Still, fears abound in providing the Israelis with information about journalists’ whereabouts.

“There is always fear,” Shuruq Asad, a Jerusalem-based member of PJS’s general secretariat, told Truthout. “But we really want to provide the journalists with what they need, and the main thing is to help with their protection, to help them to not be harmed, not to lose their lives. Providing the coordinates — this is usually what press people do, and humanitarians, doctors, and so on. So this is one of the responsibilities for us.”

“There’s no stability in Gaza, no protection for journalists,” she continued. “You’re under military orders, Israeli military orders, and they think they have the right to do anything.”

“So Many Things That Journalists Need”

Mobile press centers are only the latest initiative between PJS and IFJ to support journalists in the Gaza Strip. Shortly after October 7, when Israeli forces first began their bombardment of Gaza, PJS and IFJ focused on supporting journalists reeling from air strikes and artillery shelling. But even this basic support can be difficult to provide, because since 2007, the Israeli blockade of Gaza has restricted the entry of anything Israel deems “dual use,” or potentially beneficial to Palestinian militants. That means, while PJS distributes ballistic helmets and bulletproof vests in the West Bank, it is prevented from doing so in Gaza, where such life-saving gear is even more desperately needed. Instead, PJS and IFJ have been issuing first aid kits to journalists in Gaza, which nevertheless proved to be life-saving, according to Zaarour, as well as providing professional resources like power banks and internet connections. But as the Israeli blockade of Gaza intensified, cutting off even food, the necessary support became even more basic.

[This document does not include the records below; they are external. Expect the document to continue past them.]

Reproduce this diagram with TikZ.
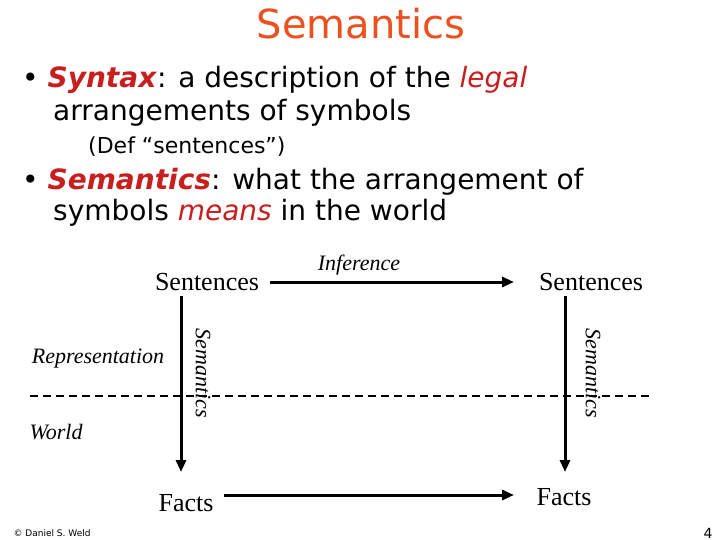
\documentclass[tikz,border=0pt]{standalone}
\usepackage{fontspec}
\setmainfont{Liberation Serif}
\newfontfamily\bul{DejaVu Sans}
\usetikzlibrary{arrows.meta}
\definecolor{ttl}{RGB}{235,80,30}
\definecolor{emr}{RGB}{200,30,30}
\tikzset{
  btxt/.style={anchor=base west,inner sep=0,font=\bul\fontsize{28}{32}\selectfont},
  sent/.style={inner sep=0,font=\fontsize{26}{30}\selectfont},
  lab/.style={inner sep=0,font=\itshape\fontsize{22}{26}\selectfont},
  arr/.style={line width=3pt,-{Triangle[length=12pt,width=10pt]}}
}
\begin{document}
\begin{tikzpicture}[x=1pt,y=-1pt]
\useasboundingbox (0,0) rectangle (720,540);
\node[inner sep=0,text=ttl,font=\bul\fontsize{40}{44}\selectfont] (title) at (361,24) {Semantics};
\node[btxt] (b1) at (22,88) {• \textcolor{emr}{\textbf{\textit{Syntax}}}: a description of the \textcolor{emr}{\textit{legal}}};
\node[btxt] (b1b) at (53,121) {arrangements of symbols};
\node[btxt,font=\bul\fontsize{22}{26}\selectfont] (def) at (88,154) {(Def “sentences”)};
\node[btxt] (b2) at (22,190) {• \textcolor{emr}{\textbf{\textit{Semantics}}}: what the arrangement of};
\node[btxt] (b2b) at (53,221) {symbols \textcolor{emr}{\textit{means}} in the world};
\node[sent] (s1) at (207,282) {Sentences};
\node[sent] (s2) at (591,282) {Sentences};
\node[sent] (f1) at (186,503) {Facts};
\node[sent] (f2) at (564,497) {Facts};
\coordinate (a1s) at (270,282); \coordinate (a1e) at (514,282);
\draw[arr] (a1s) -- (a1e);
\node[lab] (inf) at (359,265) {Inference};
\coordinate (l1) at (181,296); \coordinate (l2) at (181,472);
\draw[arr] (l1) -- (l2);
\coordinate (r1) at (565,296); \coordinate (r2) at (565,472);
\draw[arr] (r1) -- (r2);
\node[lab,rotate=-90] (sl) at (203,373) {Semantics};
\node[lab,rotate=-90] (sr) at (593,373) {Semantics};
\coordinate (d1) at (30,396); \coordinate (d2) at (652,396);
\draw[line width=2pt,dash pattern=on 8pt off 5pt] (d1) -- (d2);
\node[lab] (rep) at (98,359) {Representation};
\node[lab] (wld) at (56,432) {World};
\coordinate (b1s) at (224,495); \coordinate (b1e) at (514,495);
\draw[arr] (b1s) -- (b1e);
\node[inner sep=0,font=\bul\fontsize{9}{10}\selectfont] (cp) at (52,533) {© Daniel S. Weld};
\node[inner sep=0,font=\bul\fontsize{14}{16}\selectfont] (pg) at (708,533) {4};
\end{tikzpicture}
\end{document}
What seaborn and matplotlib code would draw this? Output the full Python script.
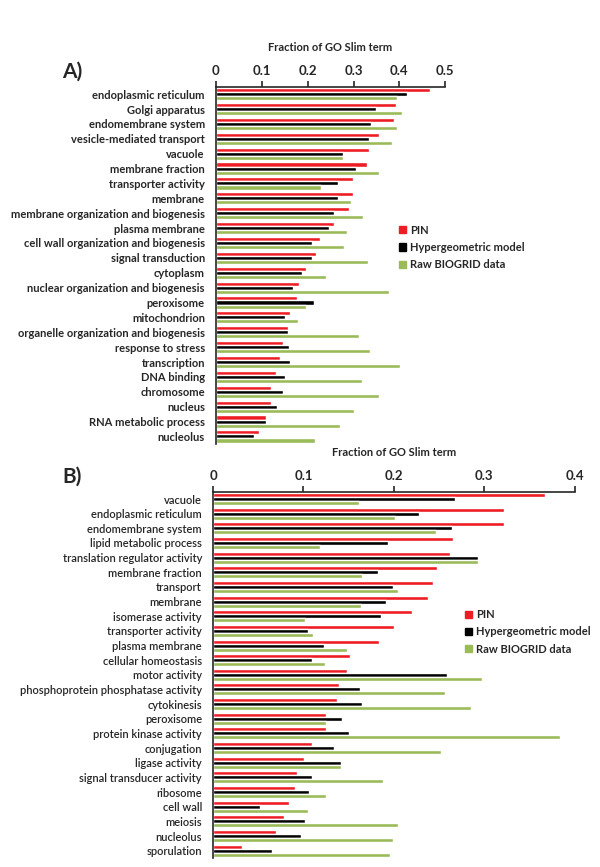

“Since the Israeli army resorted to weaponizing food and other basic needs, we had to focus on providing food parcels, clothes and shelters,” Zaarour said.

Now, nearly nine months into the Israeli genocide with a permanent ceasefire still appearing elusive, Zaarour says what journalists in Gaza long for is an end to the violence. “There are so many things that journalists need and wish to have, but everything is dwarfed by the need for the war to end.”

The PJS’s Khayyat takes that demand one step further, calling not only for the end of the current Israeli genocide in Gaza, but the Israeli occupation of Palestine in general. As the monument to journalists in Ramallah attests, the current genocide is only the latest manifestation of the Israeli occupation of Palestine. Only when the occupation is over will there be no more “martyrs,” as the PJS’s recent monument memorializes.

“End the occupation,” she said. “This is the main demand that we have, because most of our problems, most of the violations, most of the journalists who we are losing, it’s because of the occupation.”